§ **Set task**
Select from the records below every line that has the word "this" in it.

** start **

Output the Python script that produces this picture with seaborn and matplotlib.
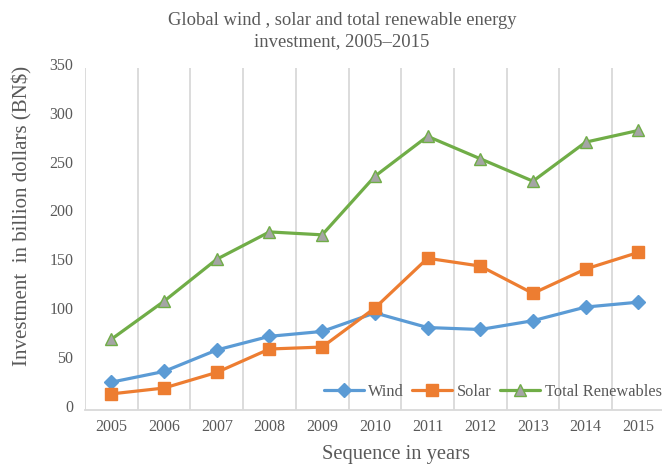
import matplotlib
matplotlib.use("Agg")
import matplotlib.pyplot as plt
import matplotlib.transforms as mtransforms
import seaborn as sns
import pandas as pd
import numpy as np

years = ["2005", "2006", "2007", "2008", "2009", "2010", "2011", "2012", "2013", "2014", "2015"]
wind = [28, 39, 61, 75, 80, 99, 84, 82, 91, 105, 110]
solar = [16, 22, 38, 62, 64, 104, 155, 147, 119, 144, 161]
total = [72, 111, 154, 182, 179, 239, 280, 257, 234, 274, 286]
series = ["Wind", "Solar", "Total Renewables"]

df = pd.DataFrame({
    "x": list(range(len(years))) * 3,
    "value": wind + solar + total,
    "series": [series[0]] * len(years) + [series[1]] * len(years) + [series[2]] * len(years),
})

sns.set_theme(style="white")
plt.rcParams["font.family"] = ["Liberation Serif", "DejaVu Serif"]
grey = "#595959"

W, H = 662, 466
fig = plt.figure(figsize=(W / 100, H / 100), dpi=100)
left, right, top, bottom = 85.0, 664.7, 68.0, 409.5
ax = fig.add_axes([left / W, 1 - bottom / H, (right - left) / W, (bottom - top) / H])

colors = {"Wind": "#5B9BD5", "Solar": "#ED7D31", "Total Renewables": "#70AD47"}
markers = {"Wind": "D", "Solar": "s", "Total Renewables": "^"}
sizes_m = {"Wind": 7.5, "Solar": 8.5, "Total Renewables": 8.5}
for s in series:
    sub = df[df["series"] == s]
    sns.lineplot(data=sub, x="x", y="value", ax=ax, color=colors[s], linewidth=2.3,
                 marker=markers[s], markersize=sizes_m[s],
                 markerfacecolor=("#A5A5A5" if s == "Total Renewables" else colors[s]),
                 markeredgecolor=colors[s], markeredgewidth=1, label=s)

ax.set_xlim(-0.5, 10.5)
ax.set_ylim(0, 350)
ax.set_xticks(range(len(years)))
ax.set_xticklabels(years)
ax.set_xticks(np.arange(-0.5, 11, 1), minor=True)
ax.set_yticks(range(0, 351, 50))
ax.grid(False)
ax.grid(True, which="minor", axis="x", color="#D9D9D9", linewidth=1.3)
ax.tick_params(axis="both", which="both", length=0, colors=grey, labelsize=11.5)
ax.tick_params(axis="x", pad=7)
ax.tick_params(axis="y", pad=8.5)
offset = mtransforms.ScaledTranslation(0, 0.04, fig.dpi_scale_trans)
for lbl in ax.get_yticklabels():
    lbl.set_transform(lbl.get_transform() + offset)
for sp in ["top", "right", "left"]:
    ax.spines[sp].set_visible(False)
ax.spines["bottom"].set_color("#D9D9D9")
ax.spines["bottom"].set_linewidth(1.3)

ax.set_xlabel("Sequence in years", fontsize=14.8, color=grey)
ax.set_ylabel("Investment  in billion dollars (BN$)", fontsize=15, color=grey)
ax.xaxis.set_label_coords(0.5365, -0.104)
ax.yaxis.set_label_coords(-0.09, 0.567)

fig.text(342 / W, 1 - 12 / H, "Global wind , solar and total renewable energy\ninvestment, 2005\u20132015",
         ha="center", va="top", fontsize=13.4, color=grey, linespacing=1.3)

leg = ax.legend(loc="center right", bbox_to_anchor=(1.0, 1 - 392 / H),
                bbox_transform=fig.transFigure, ncol=3, frameon=False,
                fontsize=11.8, handlelength=2.44, columnspacing=0.5, handletextpad=0.3,
                borderaxespad=0, borderpad=0)
for t in leg.get_texts():
    t.set_color(grey)

fig.savefig("out.png", dpi=100)
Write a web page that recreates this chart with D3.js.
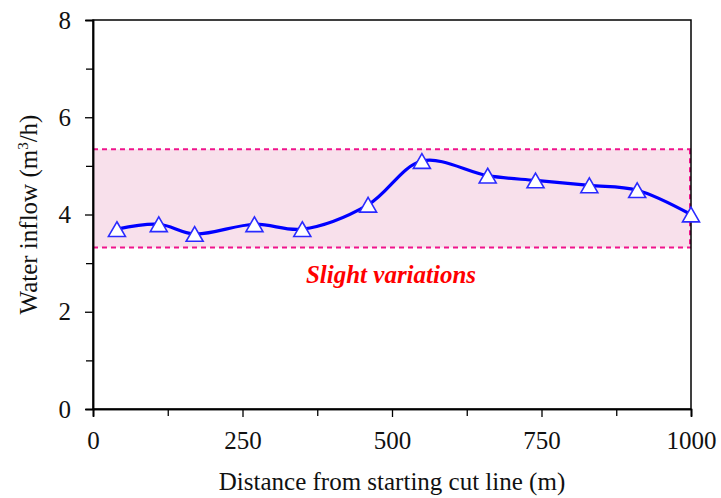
<!DOCTYPE html>
<html>
<head>
<meta charset="utf-8">
<script src="https://cdn.jsdelivr.net/npm/d3@7"></script>
<style>
  body { margin: 0; background: #fff; }
  svg text { font-family: "Liberation Serif", Tinos, "Times New Roman", "DejaVu Serif", serif !important; fill: #111; }
</style>
</head>
<body>
<svg id="chart" width="721" height="498"></svg>
<script>
// data
const distances = [40, 110, 170, 270, 350, 460, 550, 660, 740, 830, 910, 1000];
const inflow = [3.7, 3.8, 3.6, 3.8, 3.7, 4.2, 5.1, 4.8, 4.7, 4.6, 4.5, 4.0];
const bandRange = [3.32, 5.34];
const xTicks = [0, 250, 500, 750, 1000];
const xMinorTicks = [125, 375, 625, 875];
const yTicks = [0, 2, 4, 6, 8];
const yMinorTicks = [1, 3, 5, 7];

const W = 721, H = 498;
const margin = { top: 20, right: 30, bottom: 89, left: 93 };
const svg = d3.select('#chart');

const x = d3.scaleLinear().domain([0, 1000]).range([margin.left, W - margin.right]);
const y = d3.scaleLinear().domain([0, 8]).range([H - margin.bottom, margin.top]);

// pink band for the "slight variations" range
svg.append('rect')
  .attr('x', x(0))
  .attr('y', y(bandRange[1]))
  .attr('width', x(1000) - x(0))
  .attr('height', y(bandRange[0]) - y(bandRange[1]))
  .attr('fill', '#f8e0eb');

const dashColor = '#f0148c';
svg.selectAll('line.band')
  .data(bandRange)
  .enter().append('line')
  .attr('class', 'band')
  .attr('x1', x(0)).attr('x2', x(1000))
  .attr('y1', d => y(d)).attr('y2', d => y(d))
  .attr('stroke', dashColor)
  .attr('stroke-width', 2)
  .attr('stroke-dasharray', '5,4');

svg.append('line')
  .attr('x1', x(1000) - 1).attr('x2', x(1000) - 1)
  .attr('y1', y(bandRange[1])).attr('y2', y(bandRange[0]))
  .attr('stroke', dashColor)
  .attr('stroke-width', 2)
  .attr('stroke-dasharray', '5,4');

svg.append('text')
  .attr('x', 391)
  .attr('y', 283)
  .attr('text-anchor', 'middle')
  .style('fill', '#ff0000')
  .style('font-size', '25px')
  .style('font-style', 'italic')
  .style('font-weight', 'bold')
  .text('Slight variations');

// frame
svg.append('rect')
  .attr('x', x(0)).attr('y', y(8))
  .attr('width', x(1000) - x(0))
  .attr('height', y(0) - y(8))
  .attr('fill', 'none')
  .attr('stroke', '#000')
  .attr('stroke-width', 1.5);

// axes
svg.append('g')
  .attr('transform', `translate(0,${y(0)})`)
  .call(d3.axisBottom(x).tickValues(xTicks).tickSize(8).tickPadding(14).tickFormat(d3.format('d')));
svg.append('g')
  .attr('transform', `translate(0,${y(0)})`)
  .call(d3.axisBottom(x).tickValues(xMinorTicks).tickSize(7).tickFormat(''));

svg.append('g')
  .attr('transform', `translate(${x(0)},0)`)
  .call(d3.axisLeft(y).tickValues(yTicks).tickSize(8).tickPadding(14));
svg.append('g')
  .attr('transform', `translate(${x(0)},0)`)
  .call(d3.axisLeft(y).tickValues(yMinorTicks).tickSize(7).tickFormat(''));

svg.selectAll('.domain').attr('stroke', '#000').attr('stroke-width', 1.5);
svg.selectAll('.tick line').attr('stroke', '#000').attr('stroke-width', 1.3);
svg.selectAll('.tick text')
  .style('font-size', '25px')
  .attr('fill', '#111');

// axis titles
svg.append('text')
  .attr('x', x(500))
  .attr('y', 490)
  .attr('text-anchor', 'middle')
  .style('font-size', '25px')
  .text('Distance from starting cut line (m)');

const yTitle = svg.append('text')
  .attr('transform', `translate(37,${(y(0) + y(8)) / 2}) rotate(-90)`)
  .attr('text-anchor', 'middle')
  .style('font-size', '25px');
yTitle.append('tspan').text('Water inflow (m');
yTitle.append('tspan').attr('dy', -9).style('font-size', '15px').text('3');
yTitle.append('tspan').attr('dy', 9).text('/h)');

// smoothed series
const pts = distances.map((d, i) => [d, inflow[i]]);
const line = d3.line()
  .x(d => x(d[0]))
  .y(d => y(d[1]))
  .curve(d3.curveCatmullRom.alpha(0.5));

svg.append('path')
  .datum(pts)
  .attr('d', line)
  .attr('fill', 'none')
  .attr('stroke', '#0000ff')
  .attr('stroke-width', 3.2);

// triangle markers, bbox centred on the point
const triSize = 125;
const triR = Math.sqrt(triSize / (Math.sqrt(3) * 3));
svg.selectAll('path.marker')
  .data(pts)
  .enter().append('path')
  .attr('class', 'marker')
  .attr('d', d3.symbol().type(d3.symbolTriangle).size(triSize))
  .attr('transform', d => `translate(${x(d[0])},${y(d[1]) + triR / 2})`)
  .attr('fill', '#fff')
  .attr('stroke', '#2a2aff')
  .attr('stroke-width', 1.6);
</script>
</body>
</html>
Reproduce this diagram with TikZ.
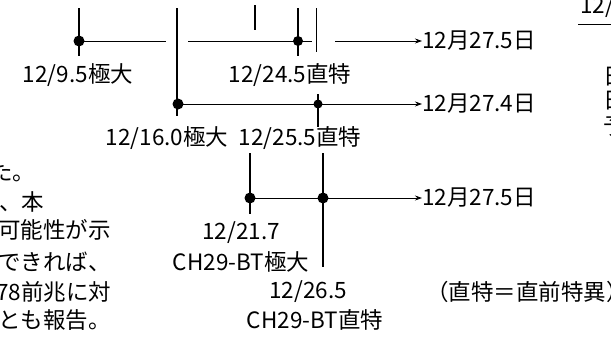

** end **

§ **Reply**
Output the Python script that produces this picture with seaborn and matplotlib.
Write a web page that recreates this chart with D3.js.
Reproduce this diagram with TikZ.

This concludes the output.